WHAT YOU HAVE TO DO: Your copy should be exact, beginning at the line containing "Reproduce this chart with Plotly." and ending at the line containing "import plotly.graph_objects as go", with both lines kept and every picture dropped.

DATA TO USE:
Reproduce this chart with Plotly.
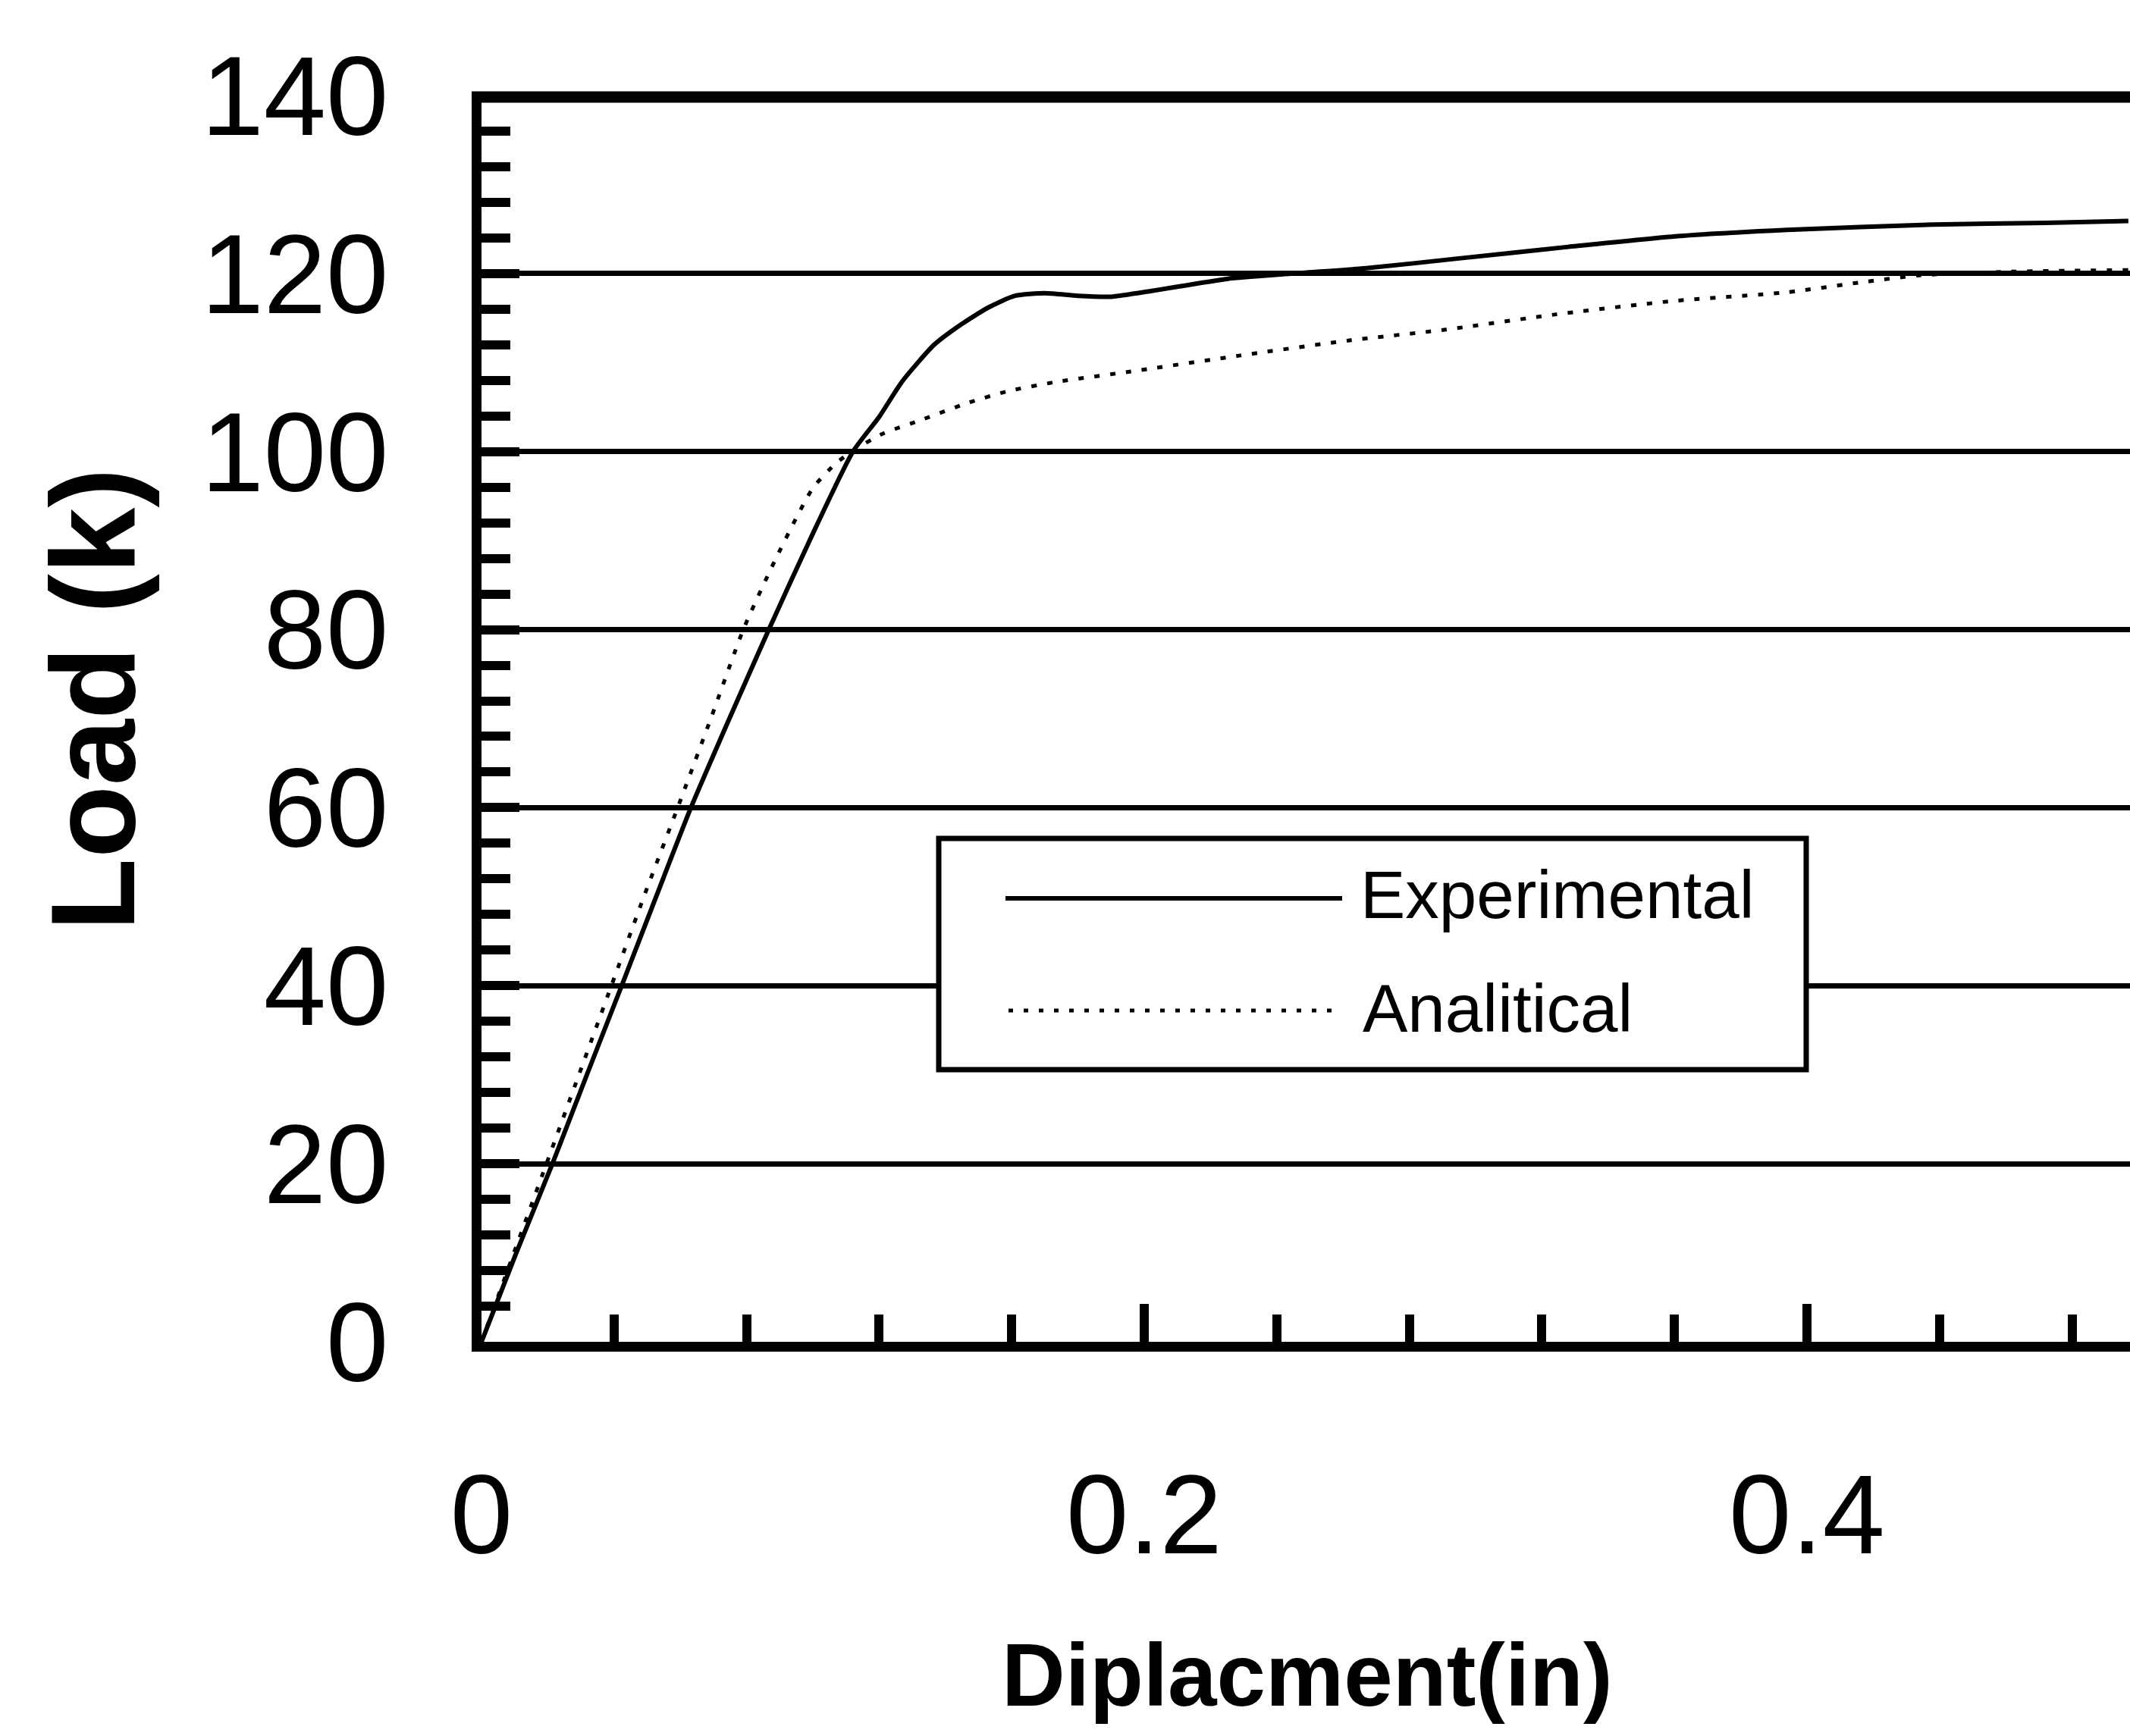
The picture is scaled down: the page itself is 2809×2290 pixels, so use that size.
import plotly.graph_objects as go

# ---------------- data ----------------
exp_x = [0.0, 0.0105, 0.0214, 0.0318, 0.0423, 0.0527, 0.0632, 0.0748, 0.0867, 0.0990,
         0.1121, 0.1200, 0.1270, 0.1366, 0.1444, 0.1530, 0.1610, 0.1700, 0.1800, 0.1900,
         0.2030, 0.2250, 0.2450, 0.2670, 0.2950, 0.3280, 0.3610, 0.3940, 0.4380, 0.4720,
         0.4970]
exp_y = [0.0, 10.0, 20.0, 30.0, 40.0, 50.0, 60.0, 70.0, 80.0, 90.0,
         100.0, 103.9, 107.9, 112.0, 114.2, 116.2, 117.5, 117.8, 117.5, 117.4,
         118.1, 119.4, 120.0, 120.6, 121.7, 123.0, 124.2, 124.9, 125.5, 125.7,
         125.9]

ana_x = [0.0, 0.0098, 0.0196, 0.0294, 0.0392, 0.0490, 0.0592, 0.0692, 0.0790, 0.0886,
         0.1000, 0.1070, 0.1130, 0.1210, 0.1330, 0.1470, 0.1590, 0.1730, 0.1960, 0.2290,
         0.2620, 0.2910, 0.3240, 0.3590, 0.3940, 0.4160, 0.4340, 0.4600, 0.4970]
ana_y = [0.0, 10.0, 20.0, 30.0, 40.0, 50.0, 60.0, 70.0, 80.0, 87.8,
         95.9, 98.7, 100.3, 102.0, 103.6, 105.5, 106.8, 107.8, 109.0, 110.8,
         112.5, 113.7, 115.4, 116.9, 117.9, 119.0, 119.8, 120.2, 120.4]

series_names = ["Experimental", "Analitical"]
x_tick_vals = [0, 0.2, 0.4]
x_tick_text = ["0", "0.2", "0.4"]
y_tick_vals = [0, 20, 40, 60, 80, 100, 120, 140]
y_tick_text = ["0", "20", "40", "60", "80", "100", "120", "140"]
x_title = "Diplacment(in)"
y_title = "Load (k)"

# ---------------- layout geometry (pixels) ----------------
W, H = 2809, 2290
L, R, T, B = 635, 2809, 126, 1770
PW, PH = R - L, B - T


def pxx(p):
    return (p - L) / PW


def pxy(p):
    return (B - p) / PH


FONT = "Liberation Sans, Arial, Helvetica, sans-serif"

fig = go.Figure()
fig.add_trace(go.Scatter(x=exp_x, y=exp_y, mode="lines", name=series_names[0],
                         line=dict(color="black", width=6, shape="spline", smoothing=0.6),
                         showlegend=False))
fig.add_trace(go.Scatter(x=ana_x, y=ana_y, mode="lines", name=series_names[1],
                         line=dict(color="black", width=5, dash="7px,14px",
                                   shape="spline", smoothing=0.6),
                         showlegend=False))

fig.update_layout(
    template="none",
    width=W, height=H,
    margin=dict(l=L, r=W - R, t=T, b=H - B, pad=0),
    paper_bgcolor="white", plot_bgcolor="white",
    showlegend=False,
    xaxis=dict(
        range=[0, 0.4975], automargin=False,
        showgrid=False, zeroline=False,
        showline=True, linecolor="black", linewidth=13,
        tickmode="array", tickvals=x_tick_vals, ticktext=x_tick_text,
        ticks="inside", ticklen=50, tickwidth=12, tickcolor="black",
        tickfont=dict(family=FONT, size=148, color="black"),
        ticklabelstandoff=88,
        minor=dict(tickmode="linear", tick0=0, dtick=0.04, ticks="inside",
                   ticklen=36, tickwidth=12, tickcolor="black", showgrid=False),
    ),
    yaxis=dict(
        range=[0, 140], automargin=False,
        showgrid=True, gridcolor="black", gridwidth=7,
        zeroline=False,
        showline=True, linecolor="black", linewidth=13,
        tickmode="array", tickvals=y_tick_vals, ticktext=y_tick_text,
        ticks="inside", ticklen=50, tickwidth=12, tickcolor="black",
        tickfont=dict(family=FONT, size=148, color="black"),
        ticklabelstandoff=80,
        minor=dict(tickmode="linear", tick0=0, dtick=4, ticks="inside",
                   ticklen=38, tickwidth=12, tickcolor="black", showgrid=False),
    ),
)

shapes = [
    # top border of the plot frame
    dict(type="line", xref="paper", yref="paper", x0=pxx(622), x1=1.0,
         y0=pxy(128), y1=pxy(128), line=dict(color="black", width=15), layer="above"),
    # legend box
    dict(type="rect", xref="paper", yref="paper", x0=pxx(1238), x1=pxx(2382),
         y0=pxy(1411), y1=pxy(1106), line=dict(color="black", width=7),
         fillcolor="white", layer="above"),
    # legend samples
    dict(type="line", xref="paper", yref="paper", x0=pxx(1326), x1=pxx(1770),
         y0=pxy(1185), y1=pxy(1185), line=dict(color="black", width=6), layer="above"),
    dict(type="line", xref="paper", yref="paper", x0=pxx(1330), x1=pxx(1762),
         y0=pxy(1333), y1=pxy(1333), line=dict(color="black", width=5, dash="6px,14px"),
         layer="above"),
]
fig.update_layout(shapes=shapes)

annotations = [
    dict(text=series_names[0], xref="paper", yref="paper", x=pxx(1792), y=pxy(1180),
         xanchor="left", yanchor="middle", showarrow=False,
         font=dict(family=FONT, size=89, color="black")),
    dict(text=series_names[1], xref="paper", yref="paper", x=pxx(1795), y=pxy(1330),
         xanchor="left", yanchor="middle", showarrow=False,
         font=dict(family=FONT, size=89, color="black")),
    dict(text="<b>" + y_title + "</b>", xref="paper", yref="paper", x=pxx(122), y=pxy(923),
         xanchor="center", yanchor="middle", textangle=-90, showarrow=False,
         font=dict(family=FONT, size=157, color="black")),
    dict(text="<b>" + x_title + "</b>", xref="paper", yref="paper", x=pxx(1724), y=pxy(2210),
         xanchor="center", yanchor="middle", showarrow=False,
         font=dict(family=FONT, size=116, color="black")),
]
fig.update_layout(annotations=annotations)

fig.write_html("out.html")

* * *

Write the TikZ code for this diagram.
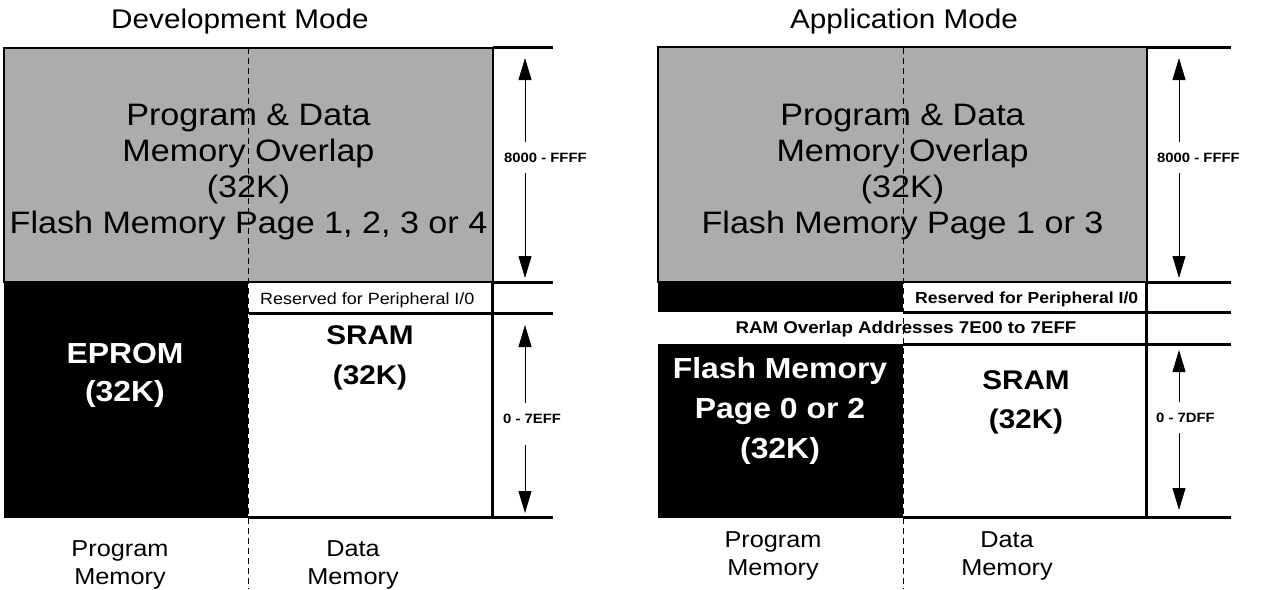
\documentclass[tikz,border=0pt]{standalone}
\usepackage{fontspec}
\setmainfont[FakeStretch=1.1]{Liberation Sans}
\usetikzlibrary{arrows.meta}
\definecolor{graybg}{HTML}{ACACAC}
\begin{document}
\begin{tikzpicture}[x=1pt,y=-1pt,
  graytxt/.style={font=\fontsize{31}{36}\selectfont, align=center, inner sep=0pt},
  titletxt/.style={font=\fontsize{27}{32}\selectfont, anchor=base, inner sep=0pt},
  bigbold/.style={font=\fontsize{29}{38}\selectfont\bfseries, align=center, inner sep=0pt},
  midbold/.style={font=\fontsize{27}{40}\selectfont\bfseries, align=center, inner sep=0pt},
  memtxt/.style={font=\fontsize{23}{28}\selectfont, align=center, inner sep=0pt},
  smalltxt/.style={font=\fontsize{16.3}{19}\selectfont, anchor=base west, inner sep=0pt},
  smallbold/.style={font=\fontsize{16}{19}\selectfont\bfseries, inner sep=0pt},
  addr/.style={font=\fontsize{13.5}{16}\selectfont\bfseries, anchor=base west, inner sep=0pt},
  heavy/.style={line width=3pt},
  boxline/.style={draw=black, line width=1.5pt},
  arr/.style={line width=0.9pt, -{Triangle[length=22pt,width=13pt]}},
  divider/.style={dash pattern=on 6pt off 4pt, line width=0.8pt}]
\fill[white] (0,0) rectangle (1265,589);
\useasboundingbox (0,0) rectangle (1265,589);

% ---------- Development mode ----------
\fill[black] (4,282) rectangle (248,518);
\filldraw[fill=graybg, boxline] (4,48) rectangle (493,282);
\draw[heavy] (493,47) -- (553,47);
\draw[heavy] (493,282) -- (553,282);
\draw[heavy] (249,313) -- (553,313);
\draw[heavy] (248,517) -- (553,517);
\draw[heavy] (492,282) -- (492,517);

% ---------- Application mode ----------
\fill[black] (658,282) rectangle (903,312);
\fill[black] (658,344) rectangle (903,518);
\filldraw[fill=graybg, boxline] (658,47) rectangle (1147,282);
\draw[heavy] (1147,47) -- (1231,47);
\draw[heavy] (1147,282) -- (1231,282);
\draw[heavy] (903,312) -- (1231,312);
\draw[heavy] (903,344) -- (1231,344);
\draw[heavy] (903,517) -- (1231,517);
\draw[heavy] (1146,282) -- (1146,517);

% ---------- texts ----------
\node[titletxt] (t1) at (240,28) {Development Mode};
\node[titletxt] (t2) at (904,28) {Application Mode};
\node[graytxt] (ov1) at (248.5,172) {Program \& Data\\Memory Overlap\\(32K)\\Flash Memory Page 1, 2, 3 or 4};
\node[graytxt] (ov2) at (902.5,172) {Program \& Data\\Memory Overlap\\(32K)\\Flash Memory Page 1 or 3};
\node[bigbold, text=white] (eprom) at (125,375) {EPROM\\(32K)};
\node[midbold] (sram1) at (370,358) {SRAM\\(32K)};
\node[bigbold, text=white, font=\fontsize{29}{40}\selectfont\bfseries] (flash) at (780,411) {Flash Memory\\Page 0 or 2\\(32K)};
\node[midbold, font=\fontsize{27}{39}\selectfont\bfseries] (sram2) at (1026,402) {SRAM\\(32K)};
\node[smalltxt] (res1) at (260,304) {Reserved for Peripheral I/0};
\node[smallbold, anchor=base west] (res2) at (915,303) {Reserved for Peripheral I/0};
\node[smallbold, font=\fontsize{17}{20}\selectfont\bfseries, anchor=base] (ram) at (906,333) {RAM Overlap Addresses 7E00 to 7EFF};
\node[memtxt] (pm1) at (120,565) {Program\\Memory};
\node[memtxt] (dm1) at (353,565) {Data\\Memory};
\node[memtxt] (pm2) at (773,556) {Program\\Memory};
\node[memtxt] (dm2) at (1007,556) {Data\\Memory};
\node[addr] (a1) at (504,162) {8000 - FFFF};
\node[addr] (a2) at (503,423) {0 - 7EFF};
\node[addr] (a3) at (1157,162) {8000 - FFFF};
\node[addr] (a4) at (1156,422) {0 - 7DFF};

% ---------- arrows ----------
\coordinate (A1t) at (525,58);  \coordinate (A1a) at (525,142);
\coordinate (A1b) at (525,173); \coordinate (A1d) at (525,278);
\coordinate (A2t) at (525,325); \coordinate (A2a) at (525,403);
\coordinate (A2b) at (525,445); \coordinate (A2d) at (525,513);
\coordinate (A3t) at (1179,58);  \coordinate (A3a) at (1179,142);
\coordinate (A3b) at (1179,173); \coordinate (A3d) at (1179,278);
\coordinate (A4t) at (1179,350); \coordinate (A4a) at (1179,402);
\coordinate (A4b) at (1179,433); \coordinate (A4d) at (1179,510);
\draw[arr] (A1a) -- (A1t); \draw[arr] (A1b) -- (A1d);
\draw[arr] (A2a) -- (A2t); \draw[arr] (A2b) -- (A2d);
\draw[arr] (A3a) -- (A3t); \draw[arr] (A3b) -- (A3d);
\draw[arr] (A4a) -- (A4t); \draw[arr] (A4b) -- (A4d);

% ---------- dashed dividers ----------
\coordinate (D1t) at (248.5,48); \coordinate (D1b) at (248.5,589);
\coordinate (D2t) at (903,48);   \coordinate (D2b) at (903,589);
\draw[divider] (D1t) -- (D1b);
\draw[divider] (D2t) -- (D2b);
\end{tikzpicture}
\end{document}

RESULT:
Reproduce this chart with Plotly.
The picture is scaled down: the page itself is 2809×2290 pixels, so use that size.
import plotly.graph_objects as go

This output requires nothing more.